What is being asked
All of the data that follows should be retyped exactly, please, except the pictures.

Source material
⟨

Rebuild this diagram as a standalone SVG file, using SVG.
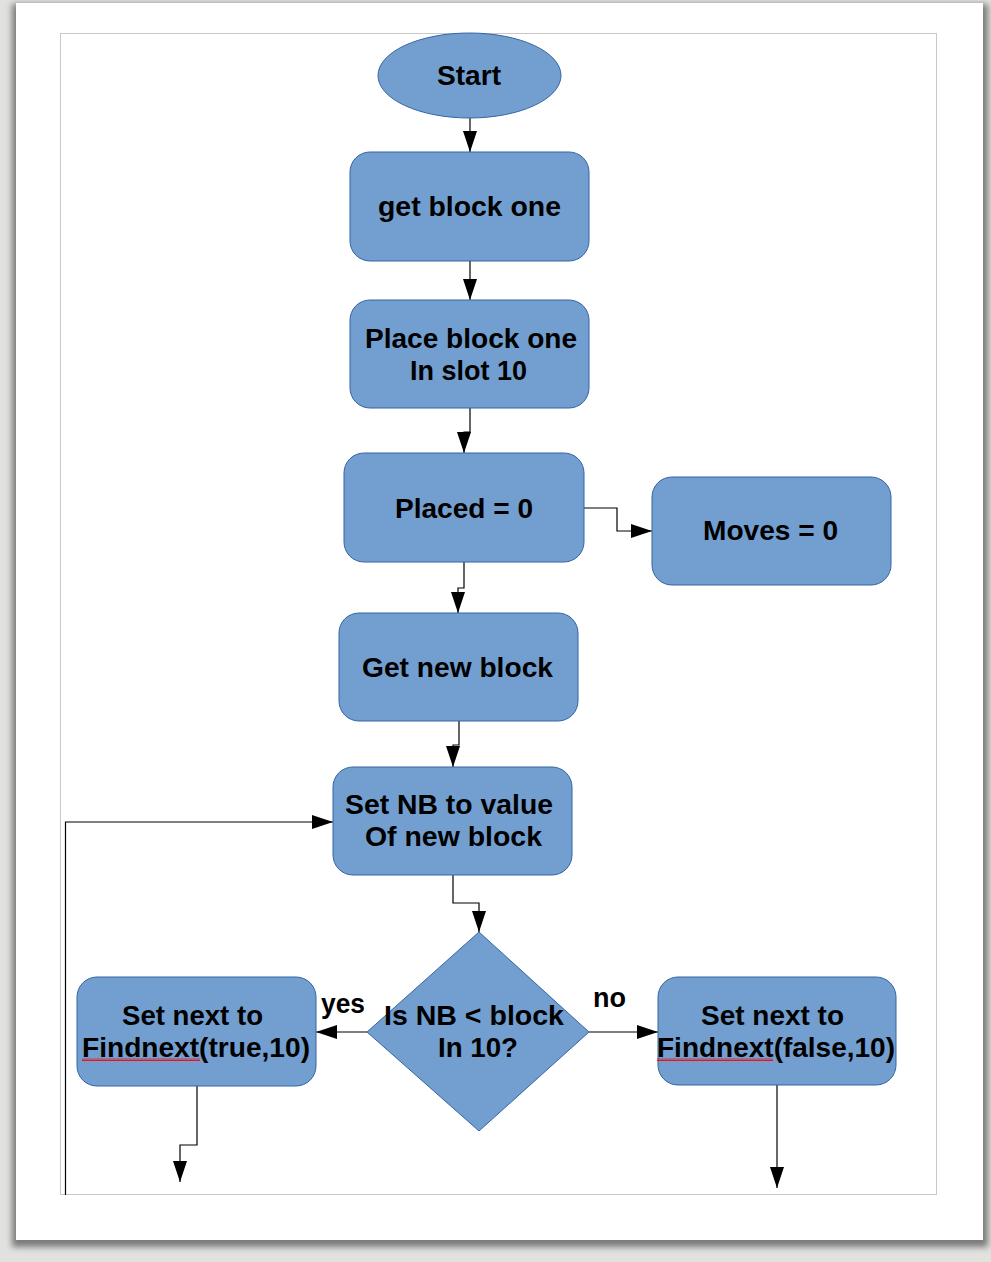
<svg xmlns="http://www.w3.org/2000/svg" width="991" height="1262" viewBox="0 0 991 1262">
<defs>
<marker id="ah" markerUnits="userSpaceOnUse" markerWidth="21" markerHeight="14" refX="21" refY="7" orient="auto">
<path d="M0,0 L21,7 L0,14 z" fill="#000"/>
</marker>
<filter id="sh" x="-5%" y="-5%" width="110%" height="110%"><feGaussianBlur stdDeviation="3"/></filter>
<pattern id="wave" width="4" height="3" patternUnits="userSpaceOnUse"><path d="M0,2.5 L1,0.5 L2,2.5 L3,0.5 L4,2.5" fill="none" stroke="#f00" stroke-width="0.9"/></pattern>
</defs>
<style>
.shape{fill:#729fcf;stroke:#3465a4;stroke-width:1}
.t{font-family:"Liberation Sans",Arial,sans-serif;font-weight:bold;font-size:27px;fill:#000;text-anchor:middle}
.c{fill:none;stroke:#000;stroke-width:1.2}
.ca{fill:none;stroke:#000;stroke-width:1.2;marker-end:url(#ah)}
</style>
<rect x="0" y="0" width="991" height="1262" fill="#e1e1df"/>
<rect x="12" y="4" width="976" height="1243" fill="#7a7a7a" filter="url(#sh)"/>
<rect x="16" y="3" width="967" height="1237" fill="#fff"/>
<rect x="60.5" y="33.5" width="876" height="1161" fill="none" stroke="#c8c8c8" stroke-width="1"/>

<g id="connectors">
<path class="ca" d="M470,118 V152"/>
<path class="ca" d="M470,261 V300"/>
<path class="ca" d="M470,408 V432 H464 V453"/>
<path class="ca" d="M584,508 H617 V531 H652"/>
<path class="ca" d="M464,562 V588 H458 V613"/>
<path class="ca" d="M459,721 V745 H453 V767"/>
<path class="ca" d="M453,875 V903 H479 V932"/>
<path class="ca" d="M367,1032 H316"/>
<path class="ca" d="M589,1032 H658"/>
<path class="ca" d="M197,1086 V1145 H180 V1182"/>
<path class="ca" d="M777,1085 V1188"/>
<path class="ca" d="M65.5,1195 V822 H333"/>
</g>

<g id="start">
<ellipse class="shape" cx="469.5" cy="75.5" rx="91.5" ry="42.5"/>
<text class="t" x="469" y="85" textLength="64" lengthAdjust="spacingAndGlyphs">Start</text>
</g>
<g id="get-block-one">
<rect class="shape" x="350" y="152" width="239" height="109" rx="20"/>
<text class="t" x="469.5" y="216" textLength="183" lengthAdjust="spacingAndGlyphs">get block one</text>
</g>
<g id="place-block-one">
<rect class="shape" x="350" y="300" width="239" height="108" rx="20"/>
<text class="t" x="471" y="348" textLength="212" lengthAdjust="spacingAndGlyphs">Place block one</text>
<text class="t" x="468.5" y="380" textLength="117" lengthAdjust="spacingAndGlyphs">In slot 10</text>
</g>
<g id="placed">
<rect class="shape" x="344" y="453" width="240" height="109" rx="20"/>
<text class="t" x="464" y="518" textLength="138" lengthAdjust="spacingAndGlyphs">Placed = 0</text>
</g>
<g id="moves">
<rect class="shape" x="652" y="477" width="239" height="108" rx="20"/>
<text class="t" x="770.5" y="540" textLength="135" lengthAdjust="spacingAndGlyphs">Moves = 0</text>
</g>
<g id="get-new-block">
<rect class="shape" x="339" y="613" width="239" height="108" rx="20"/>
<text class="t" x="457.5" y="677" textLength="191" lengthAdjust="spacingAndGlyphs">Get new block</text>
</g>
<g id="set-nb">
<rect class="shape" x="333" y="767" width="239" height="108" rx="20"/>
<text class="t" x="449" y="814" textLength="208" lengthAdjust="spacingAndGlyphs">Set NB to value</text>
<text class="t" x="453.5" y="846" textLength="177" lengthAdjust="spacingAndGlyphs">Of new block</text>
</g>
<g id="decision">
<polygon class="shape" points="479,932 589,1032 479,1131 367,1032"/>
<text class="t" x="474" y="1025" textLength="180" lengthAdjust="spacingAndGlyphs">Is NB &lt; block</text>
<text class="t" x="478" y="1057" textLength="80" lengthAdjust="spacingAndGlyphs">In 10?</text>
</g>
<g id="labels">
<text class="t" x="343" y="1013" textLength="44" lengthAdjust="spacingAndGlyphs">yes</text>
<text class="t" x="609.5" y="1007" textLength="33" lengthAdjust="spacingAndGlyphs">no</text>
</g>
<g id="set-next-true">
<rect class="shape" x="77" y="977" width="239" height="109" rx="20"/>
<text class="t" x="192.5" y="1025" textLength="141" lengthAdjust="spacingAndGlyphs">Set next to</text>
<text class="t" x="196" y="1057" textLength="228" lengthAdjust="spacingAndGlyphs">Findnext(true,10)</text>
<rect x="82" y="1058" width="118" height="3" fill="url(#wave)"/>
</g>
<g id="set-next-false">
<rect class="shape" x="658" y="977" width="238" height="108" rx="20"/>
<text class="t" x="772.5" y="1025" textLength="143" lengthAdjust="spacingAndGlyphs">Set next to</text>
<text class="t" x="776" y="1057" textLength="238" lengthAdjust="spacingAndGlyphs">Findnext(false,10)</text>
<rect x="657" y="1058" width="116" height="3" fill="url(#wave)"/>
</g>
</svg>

⟩

Response to this task
Rebuild this diagram as a standalone SVG file, using SVG.
<svg xmlns="http://www.w3.org/2000/svg" width="991" height="1262" viewBox="0 0 991 1262">
<defs>
<marker id="ah" markerUnits="userSpaceOnUse" markerWidth="21" markerHeight="14" refX="21" refY="7" orient="auto">
<path d="M0,0 L21,7 L0,14 z" fill="#000"/>
</marker>
<filter id="sh" x="-5%" y="-5%" width="110%" height="110%"><feGaussianBlur stdDeviation="3"/></filter>
<pattern id="wave" width="4" height="3" patternUnits="userSpaceOnUse"><path d="M0,2.5 L1,0.5 L2,2.5 L3,0.5 L4,2.5" fill="none" stroke="#f00" stroke-width="0.9"/></pattern>
</defs>
<style>
.shape{fill:#729fcf;stroke:#3465a4;stroke-width:1}
.t{font-family:"Liberation Sans",Arial,sans-serif;font-weight:bold;font-size:27px;fill:#000;text-anchor:middle}
.c{fill:none;stroke:#000;stroke-width:1.2}
.ca{fill:none;stroke:#000;stroke-width:1.2;marker-end:url(#ah)}
</style>
<rect x="0" y="0" width="991" height="1262" fill="#e1e1df"/>
<rect x="12" y="4" width="976" height="1243" fill="#7a7a7a" filter="url(#sh)"/>
<rect x="16" y="3" width="967" height="1237" fill="#fff"/>
<rect x="60.5" y="33.5" width="876" height="1161" fill="none" stroke="#c8c8c8" stroke-width="1"/>

<g id="connectors">
<path class="ca" d="M470,118 V152"/>
<path class="ca" d="M470,261 V300"/>
<path class="ca" d="M470,408 V432 H464 V453"/>
<path class="ca" d="M584,508 H617 V531 H652"/>
<path class="ca" d="M464,562 V588 H458 V613"/>
<path class="ca" d="M459,721 V745 H453 V767"/>
<path class="ca" d="M453,875 V903 H479 V932"/>
<path class="ca" d="M367,1032 H316"/>
<path class="ca" d="M589,1032 H658"/>
<path class="ca" d="M197,1086 V1145 H180 V1182"/>
<path class="ca" d="M777,1085 V1188"/>
<path class="ca" d="M65.5,1195 V822 H333"/>
</g>

<g id="start">
<ellipse class="shape" cx="469.5" cy="75.5" rx="91.5" ry="42.5"/>
<text class="t" x="469" y="85" textLength="64" lengthAdjust="spacingAndGlyphs">Start</text>
</g>
<g id="get-block-one">
<rect class="shape" x="350" y="152" width="239" height="109" rx="20"/>
<text class="t" x="469.5" y="216" textLength="183" lengthAdjust="spacingAndGlyphs">get block one</text>
</g>
<g id="place-block-one">
<rect class="shape" x="350" y="300" width="239" height="108" rx="20"/>
<text class="t" x="471" y="348" textLength="212" lengthAdjust="spacingAndGlyphs">Place block one</text>
<text class="t" x="468.5" y="380" textLength="117" lengthAdjust="spacingAndGlyphs">In slot 10</text>
</g>
<g id="placed">
<rect class="shape" x="344" y="453" width="240" height="109" rx="20"/>
<text class="t" x="464" y="518" textLength="138" lengthAdjust="spacingAndGlyphs">Placed = 0</text>
</g>
<g id="moves">
<rect class="shape" x="652" y="477" width="239" height="108" rx="20"/>
<text class="t" x="770.5" y="540" textLength="135" lengthAdjust="spacingAndGlyphs">Moves = 0</text>
</g>
<g id="get-new-block">
<rect class="shape" x="339" y="613" width="239" height="108" rx="20"/>
<text class="t" x="457.5" y="677" textLength="191" lengthAdjust="spacingAndGlyphs">Get new block</text>
</g>
<g id="set-nb">
<rect class="shape" x="333" y="767" width="239" height="108" rx="20"/>
<text class="t" x="449" y="814" textLength="208" lengthAdjust="spacingAndGlyphs">Set NB to value</text>
<text class="t" x="453.5" y="846" textLength="177" lengthAdjust="spacingAndGlyphs">Of new block</text>
</g>
<g id="decision">
<polygon class="shape" points="479,932 589,1032 479,1131 367,1032"/>
<text class="t" x="474" y="1025" textLength="180" lengthAdjust="spacingAndGlyphs">Is NB &lt; block</text>
<text class="t" x="478" y="1057" textLength="80" lengthAdjust="spacingAndGlyphs">In 10?</text>
</g>
<g id="labels">
<text class="t" x="343" y="1013" textLength="44" lengthAdjust="spacingAndGlyphs">yes</text>
<text class="t" x="609.5" y="1007" textLength="33" lengthAdjust="spacingAndGlyphs">no</text>
</g>
<g id="set-next-true">
<rect class="shape" x="77" y="977" width="239" height="109" rx="20"/>
<text class="t" x="192.5" y="1025" textLength="141" lengthAdjust="spacingAndGlyphs">Set next to</text>
<text class="t" x="196" y="1057" textLength="228" lengthAdjust="spacingAndGlyphs">Findnext(true,10)</text>
<rect x="82" y="1058" width="118" height="3" fill="url(#wave)"/>
</g>
<g id="set-next-false">
<rect class="shape" x="658" y="977" width="238" height="108" rx="20"/>
<text class="t" x="772.5" y="1025" textLength="143" lengthAdjust="spacingAndGlyphs">Set next to</text>
<text class="t" x="776" y="1057" textLength="238" lengthAdjust="spacingAndGlyphs">Findnext(false,10)</text>
<rect x="657" y="1058" width="116" height="3" fill="url(#wave)"/>
</g>
</svg>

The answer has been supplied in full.